>>>>>

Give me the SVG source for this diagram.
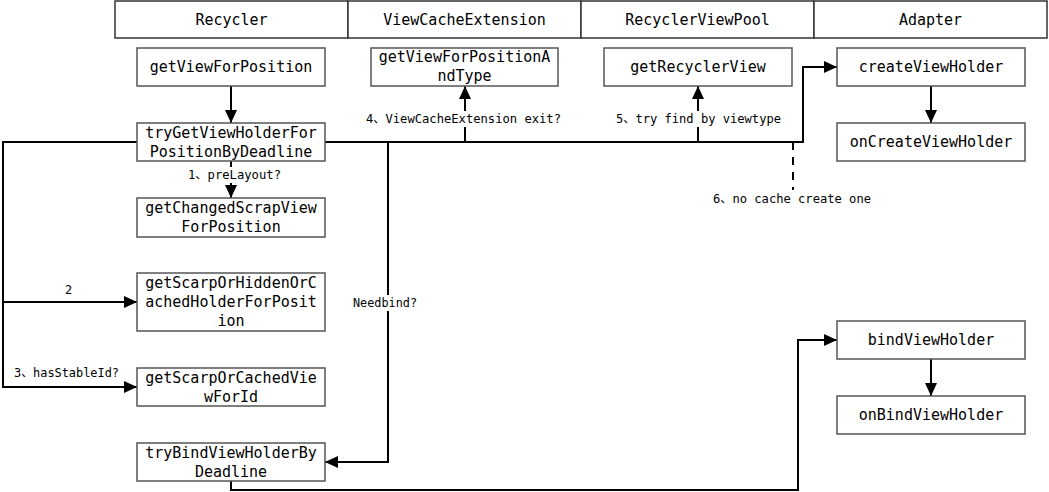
<svg xmlns="http://www.w3.org/2000/svg" width="1049" height="492" viewBox="0 0 1049 492">
<defs>
<style>
.hdr{fill:#fff;stroke:#333;stroke-width:1.5}
.box{fill:#fff;stroke:#555;stroke-width:1.5}
.t{font-family:"DejaVu Sans Mono","Liberation Mono","Noto Sans CJK SC",monospace;font-size:15px;fill:#000;text-anchor:middle}
.l{font-family:"DejaVu Sans Mono","Liberation Mono","Noto Sans CJK SC",monospace;font-size:12px;fill:#000}
.ln{fill:none;stroke:#000;stroke-width:2}
.bg{fill:#fff}
</style>
<marker id="ah" markerUnits="userSpaceOnUse" markerWidth="14" markerHeight="12" refX="13" refY="6" orient="auto">
<path d="M0,0 L13,6 L0,12 z" fill="#000"/>
</marker>
</defs>
<rect width="1049" height="492" fill="#fff"/>

<g id="header">
<rect class="hdr" x="115" y="1" width="233" height="37"/>
<rect class="hdr" x="348" y="1" width="233" height="37"/>
<rect class="hdr" x="581" y="1" width="233" height="37"/>
<rect class="hdr" x="814" y="1" width="233" height="37"/>
<text class="t" x="231.5" y="25">Recycler</text>
<text class="t" x="464.5" y="25">ViewCacheExtension</text>
<text class="t" x="697.5" y="25">RecyclerViewPool</text>
<text class="t" x="930.5" y="25">Adapter</text>
</g>

<g id="connectors">
<line class="ln" x1="231" y1="86" x2="231" y2="123" marker-end="url(#ah)"/>
<line class="ln" x1="231" y1="161" x2="231" y2="198" marker-end="url(#ah)"/>
<polyline class="ln" points="137,142 3,142 3,387 137,387" marker-end="url(#ah)"/>
<polyline class="ln" points="3,302 137,302" marker-end="url(#ah)"/>
<polyline class="ln" points="325,142 803,142 803,67 837,67" marker-end="url(#ah)"/>
<line class="ln" x1="465" y1="142" x2="465" y2="86" marker-end="url(#ah)"/>
<line class="ln" x1="698" y1="142" x2="698" y2="86" marker-end="url(#ah)"/>
<polyline class="ln" points="388,142 388,462 325,462" marker-end="url(#ah)"/>
<line class="ln" x1="793" y1="142" x2="793" y2="190" stroke-dasharray="8,7"/>
<polyline class="ln" points="231,481 231,490 798,490 798,340 837,340" marker-end="url(#ah)"/>
<line class="ln" x1="931" y1="86" x2="931" y2="123" marker-end="url(#ah)"/>
<line class="ln" x1="931" y1="359" x2="931" y2="396" marker-end="url(#ah)"/>
<rect class="bg" x="186" y="167" width="97" height="16"/>
<text class="l" x="188" y="179" textLength="93" lengthAdjust="spacingAndGlyphs">1、preLayout?</text>
<text class="l" x="65" y="294">2</text>
<text class="l" x="14" y="377" textLength="105" lengthAdjust="spacingAndGlyphs">3、hasStableId?</text>
<rect class="bg" x="364" y="111" width="199" height="16"/>
<text class="l" x="366" y="123" textLength="195" lengthAdjust="spacingAndGlyphs">4、ViewCacheExtension exit?</text>
<rect class="bg" x="614" y="111" width="169" height="16"/>
<text class="l" x="616" y="123" textLength="165" lengthAdjust="spacingAndGlyphs">5、try find by viewtype</text>
<text class="l" x="713" y="203" textLength="158" lengthAdjust="spacingAndGlyphs">6、no cache create one</text>
<rect class="bg" x="351" y="295" width="68" height="16"/>
<text class="l" x="353" y="307" textLength="64" lengthAdjust="spacingAndGlyphs">Needbind?</text>
</g>

<g id="getViewForPosition">
<rect class="box" x="137" y="48" width="188" height="38"/>
<text class="t" x="231" y="72">getViewForPosition</text>
</g>
<g id="tryGetViewHolderForPositionByDeadline">
<rect class="box" x="137" y="123" width="188" height="38"/>
<text class="t" x="231" y="138">tryGetViewHolderFor</text>
<text class="t" x="231" y="157">PositionByDeadline</text>
</g>
<g id="getChangedScrapViewForPosition">
<rect class="box" x="137" y="198" width="188" height="39"/>
<text class="t" x="231" y="213">getChangedScrapView</text>
<text class="t" x="231" y="232">ForPosition</text>
</g>
<g id="getScarpOrHiddenOrCachedHolderForPosition">
<rect class="box" x="137" y="273" width="188" height="58"/>
<text class="t" x="231" y="288">getScarpOrHiddenOrC</text>
<text class="t" x="231" y="307">achedHolderForPosit</text>
<text class="t" x="231" y="326">ion</text>
</g>
<g id="getScarpOrCachedViewForId">
<rect class="box" x="137" y="368" width="188" height="38"/>
<text class="t" x="231" y="383">getScarpOrCachedVie</text>
<text class="t" x="231" y="402">wForId</text>
</g>
<g id="tryBindViewHolderByDeadline">
<rect class="box" x="137" y="443" width="188" height="38"/>
<text class="t" x="231" y="458">tryBindViewHolderBy</text>
<text class="t" x="231" y="477">Deadline</text>
</g>
<g id="getViewForPositionAndType">
<rect class="box" x="371" y="48" width="187" height="38"/>
<text class="t" x="464.5" y="62">getViewForPositionA</text>
<text class="t" x="464.5" y="81">ndType</text>
</g>
<g id="getRecyclerView">
<rect class="box" x="604" y="48" width="188" height="38"/>
<text class="t" x="698" y="72">getRecyclerView</text>
</g>
<g id="createViewHolder">
<rect class="box" x="837" y="48" width="188" height="38"/>
<text class="t" x="931" y="72">createViewHolder</text>
</g>
<g id="onCreateViewHolder">
<rect class="box" x="837" y="123" width="188" height="38"/>
<text class="t" x="931" y="147">onCreateViewHolder</text>
</g>
<g id="bindViewHolder">
<rect class="box" x="837" y="321" width="188" height="38"/>
<text class="t" x="931" y="345">bindViewHolder</text>
</g>
<g id="onBindViewHolder">
<rect class="box" x="837" y="396" width="188" height="38"/>
<text class="t" x="931" y="420">onBindViewHolder</text>
</g>
</svg>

<<<<<

Written task:
Write the listing out a second time exactly, dropping all images.

Result of this exercise:
Give me the SVG source for this diagram.
<svg xmlns="http://www.w3.org/2000/svg" width="1049" height="492" viewBox="0 0 1049 492">
<defs>
<style>
.hdr{fill:#fff;stroke:#333;stroke-width:1.5}
.box{fill:#fff;stroke:#555;stroke-width:1.5}
.t{font-family:"DejaVu Sans Mono","Liberation Mono","Noto Sans CJK SC",monospace;font-size:15px;fill:#000;text-anchor:middle}
.l{font-family:"DejaVu Sans Mono","Liberation Mono","Noto Sans CJK SC",monospace;font-size:12px;fill:#000}
.ln{fill:none;stroke:#000;stroke-width:2}
.bg{fill:#fff}
</style>
<marker id="ah" markerUnits="userSpaceOnUse" markerWidth="14" markerHeight="12" refX="13" refY="6" orient="auto">
<path d="M0,0 L13,6 L0,12 z" fill="#000"/>
</marker>
</defs>
<rect width="1049" height="492" fill="#fff"/>

<g id="header">
<rect class="hdr" x="115" y="1" width="233" height="37"/>
<rect class="hdr" x="348" y="1" width="233" height="37"/>
<rect class="hdr" x="581" y="1" width="233" height="37"/>
<rect class="hdr" x="814" y="1" width="233" height="37"/>
<text class="t" x="231.5" y="25">Recycler</text>
<text class="t" x="464.5" y="25">ViewCacheExtension</text>
<text class="t" x="697.5" y="25">RecyclerViewPool</text>
<text class="t" x="930.5" y="25">Adapter</text>
</g>

<g id="connectors">
<line class="ln" x1="231" y1="86" x2="231" y2="123" marker-end="url(#ah)"/>
<line class="ln" x1="231" y1="161" x2="231" y2="198" marker-end="url(#ah)"/>
<polyline class="ln" points="137,142 3,142 3,387 137,387" marker-end="url(#ah)"/>
<polyline class="ln" points="3,302 137,302" marker-end="url(#ah)"/>
<polyline class="ln" points="325,142 803,142 803,67 837,67" marker-end="url(#ah)"/>
<line class="ln" x1="465" y1="142" x2="465" y2="86" marker-end="url(#ah)"/>
<line class="ln" x1="698" y1="142" x2="698" y2="86" marker-end="url(#ah)"/>
<polyline class="ln" points="388,142 388,462 325,462" marker-end="url(#ah)"/>
<line class="ln" x1="793" y1="142" x2="793" y2="190" stroke-dasharray="8,7"/>
<polyline class="ln" points="231,481 231,490 798,490 798,340 837,340" marker-end="url(#ah)"/>
<line class="ln" x1="931" y1="86" x2="931" y2="123" marker-end="url(#ah)"/>
<line class="ln" x1="931" y1="359" x2="931" y2="396" marker-end="url(#ah)"/>
<rect class="bg" x="186" y="167" width="97" height="16"/>
<text class="l" x="188" y="179" textLength="93" lengthAdjust="spacingAndGlyphs">1、preLayout?</text>
<text class="l" x="65" y="294">2</text>
<text class="l" x="14" y="377" textLength="105" lengthAdjust="spacingAndGlyphs">3、hasStableId?</text>
<rect class="bg" x="364" y="111" width="199" height="16"/>
<text class="l" x="366" y="123" textLength="195" lengthAdjust="spacingAndGlyphs">4、ViewCacheExtension exit?</text>
<rect class="bg" x="614" y="111" width="169" height="16"/>
<text class="l" x="616" y="123" textLength="165" lengthAdjust="spacingAndGlyphs">5、try find by viewtype</text>
<text class="l" x="713" y="203" textLength="158" lengthAdjust="spacingAndGlyphs">6、no cache create one</text>
<rect class="bg" x="351" y="295" width="68" height="16"/>
<text class="l" x="353" y="307" textLength="64" lengthAdjust="spacingAndGlyphs">Needbind?</text>
</g>

<g id="getViewForPosition">
<rect class="box" x="137" y="48" width="188" height="38"/>
<text class="t" x="231" y="72">getViewForPosition</text>
</g>
<g id="tryGetViewHolderForPositionByDeadline">
<rect class="box" x="137" y="123" width="188" height="38"/>
<text class="t" x="231" y="138">tryGetViewHolderFor</text>
<text class="t" x="231" y="157">PositionByDeadline</text>
</g>
<g id="getChangedScrapViewForPosition">
<rect class="box" x="137" y="198" width="188" height="39"/>
<text class="t" x="231" y="213">getChangedScrapView</text>
<text class="t" x="231" y="232">ForPosition</text>
</g>
<g id="getScarpOrHiddenOrCachedHolderForPosition">
<rect class="box" x="137" y="273" width="188" height="58"/>
<text class="t" x="231" y="288">getScarpOrHiddenOrC</text>
<text class="t" x="231" y="307">achedHolderForPosit</text>
<text class="t" x="231" y="326">ion</text>
</g>
<g id="getScarpOrCachedViewForId">
<rect class="box" x="137" y="368" width="188" height="38"/>
<text class="t" x="231" y="383">getScarpOrCachedVie</text>
<text class="t" x="231" y="402">wForId</text>
</g>
<g id="tryBindViewHolderByDeadline">
<rect class="box" x="137" y="443" width="188" height="38"/>
<text class="t" x="231" y="458">tryBindViewHolderBy</text>
<text class="t" x="231" y="477">Deadline</text>
</g>
<g id="getViewForPositionAndType">
<rect class="box" x="371" y="48" width="187" height="38"/>
<text class="t" x="464.5" y="62">getViewForPositionA</text>
<text class="t" x="464.5" y="81">ndType</text>
</g>
<g id="getRecyclerView">
<rect class="box" x="604" y="48" width="188" height="38"/>
<text class="t" x="698" y="72">getRecyclerView</text>
</g>
<g id="createViewHolder">
<rect class="box" x="837" y="48" width="188" height="38"/>
<text class="t" x="931" y="72">createViewHolder</text>
</g>
<g id="onCreateViewHolder">
<rect class="box" x="837" y="123" width="188" height="38"/>
<text class="t" x="931" y="147">onCreateViewHolder</text>
</g>
<g id="bindViewHolder">
<rect class="box" x="837" y="321" width="188" height="38"/>
<text class="t" x="931" y="345">bindViewHolder</text>
</g>
<g id="onBindViewHolder">
<rect class="box" x="837" y="396" width="188" height="38"/>
<text class="t" x="931" y="420">onBindViewHolder</text>
</g>
</svg>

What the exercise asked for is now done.